Lord &Taylor temporarily shuttered its 38 brick-and-mortar stores in March but continued to sell online as states imposed restrictions on non-essential stores as part of the effort to curb the spread of the coronavirus.

The Chapter 11 petition filed Sunday in U.S. Bankruptcy Court in Richmond, Virginia, came less than a year after Le Tote, a rental subscription-based fashion brand, purchased Lord &Taylor from Hudson's Bay Co, parent of upscale retailer Saks Fifth Avenue.

The coronavirus pandemic has forced other apparel retailers into bankruptcy, including JC Penney, Neiman Marcus, J. Crew, Brooks Brothers, Stage Stores, Ann Taylor and Lane Bryant.

In the court filing, Lord &Taylor said it plans to hold going-out-of-business sales at its stores.

Lord &Taylor began in 1826 when Samuel Lord and George Washington Taylor opened a dry-goods store in Manhattan. It became an industry icon.

Lord &Taylor was the first to install an elevator, a marvel in its day and the invention that made New York's skyscrapers possible. It also was the first to hire a woman CEO, Dorothy Shaver, who made Lord &Taylor a showcase for American designers in the 1940s and 1950s.

May Co acquired Lord &Taylor in 1986 and added lower-priced goods, held frequent sales and cut investment, eroding the venerable retailer's luxury image.

Lord &Taylor sold its flagship Fifth Avenue store in Manhattan to WeWork for $850 million in February 2019.

WeWork, a provider of shared-office space, pulled its planned IPO in September 2019 because it failed to develop a clear path to profitability, a problem worsened by the coronavirus pandemic, as many worked from home.

Also Sunday, Tailored Brands filed for Chapter 11 bankruptcy protection in Houston. The publicly traded company said it will continue to operate Men's Wearhouse, Jos. A. Bank Clothiers, K&G Fashion Superstore and Moores Clothing for Men.

The company had about 1,400 stores and 18,000 employees. It had already announced plans in July to eliminate 20 percent of its corporate jobs and close up to 500 stores. On Sunday, the company said it planned to use the restructuring process to slash its debt by at least $630 million.

"Our brands have served their communities for decades and built deeply loyal relationships with customers," Dinesh Lathi, CEO of Tailored Brands, said in a statement.

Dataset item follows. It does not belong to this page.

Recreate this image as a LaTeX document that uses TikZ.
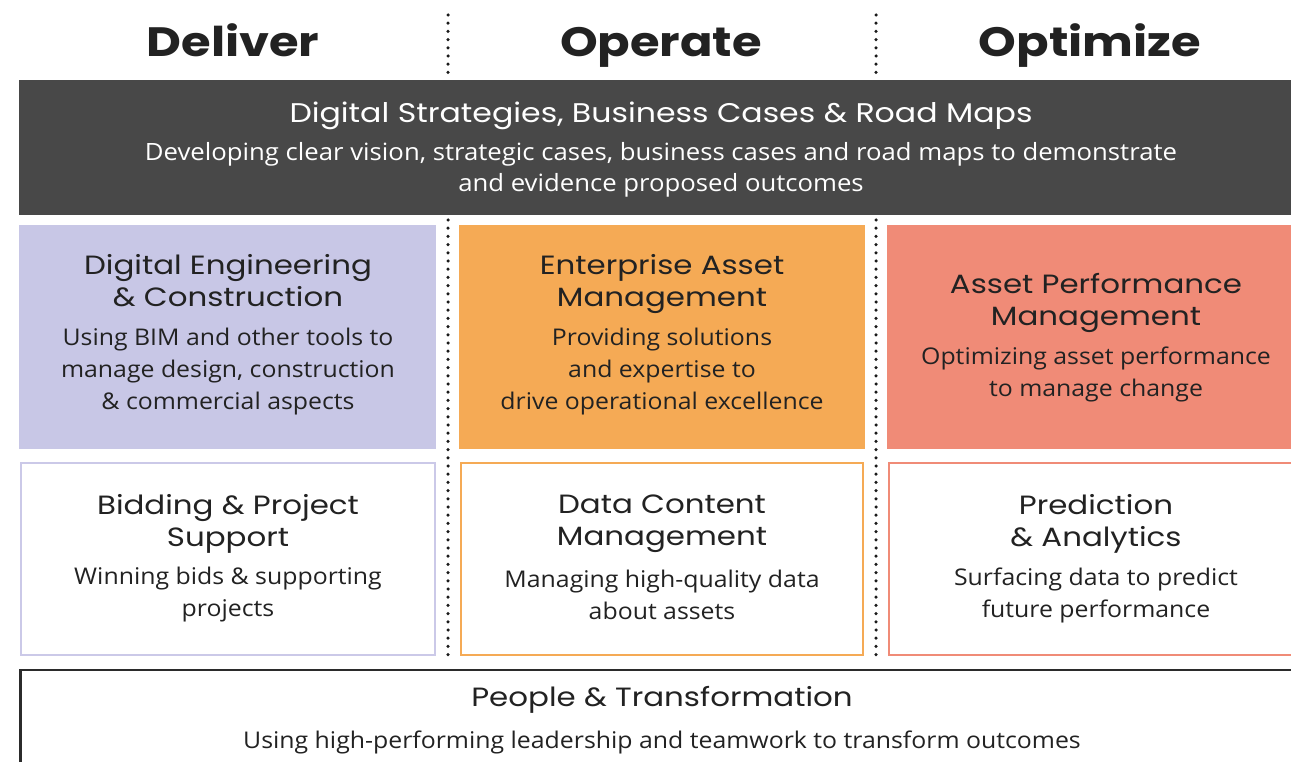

"We remain confident that these relationships and our enduring commitment to help customers look and feel their best will allow us to overcome the challenges of COVID-19. Today, we are taking the next steps to become a financially stronger and more nimble company that is poised to thrive in our ever-evolving business environment."

In July, the company warned that it had "substantial doubt" about its ability to remain profitable following the nationwide economic shutdown.

According to court filings, the company said it had about $2.5 billion in assets and about $2.8 billion in debt.

Prior to the bankruptcy filing, Tailored Brands announced plans to pay about $3.3 million in incentive bonuses to top executives.

The U.S. Commerce Department said retail sales increased 8.5 percent in June, following an 18.2 percent increase in May – the largest gain since the government began tracking the metric in 1992.

Sales rebounded when businesses reopened after being forced to close in mid-March. But new coronavirus cases in the South and West have forced some governors to close businesses again or slow plans to reopen, casting doubt on a continued rebound.

The government is scheduled to release July's retail report Aug 14. Retail sales represent about two-thirds of the U.S. economy.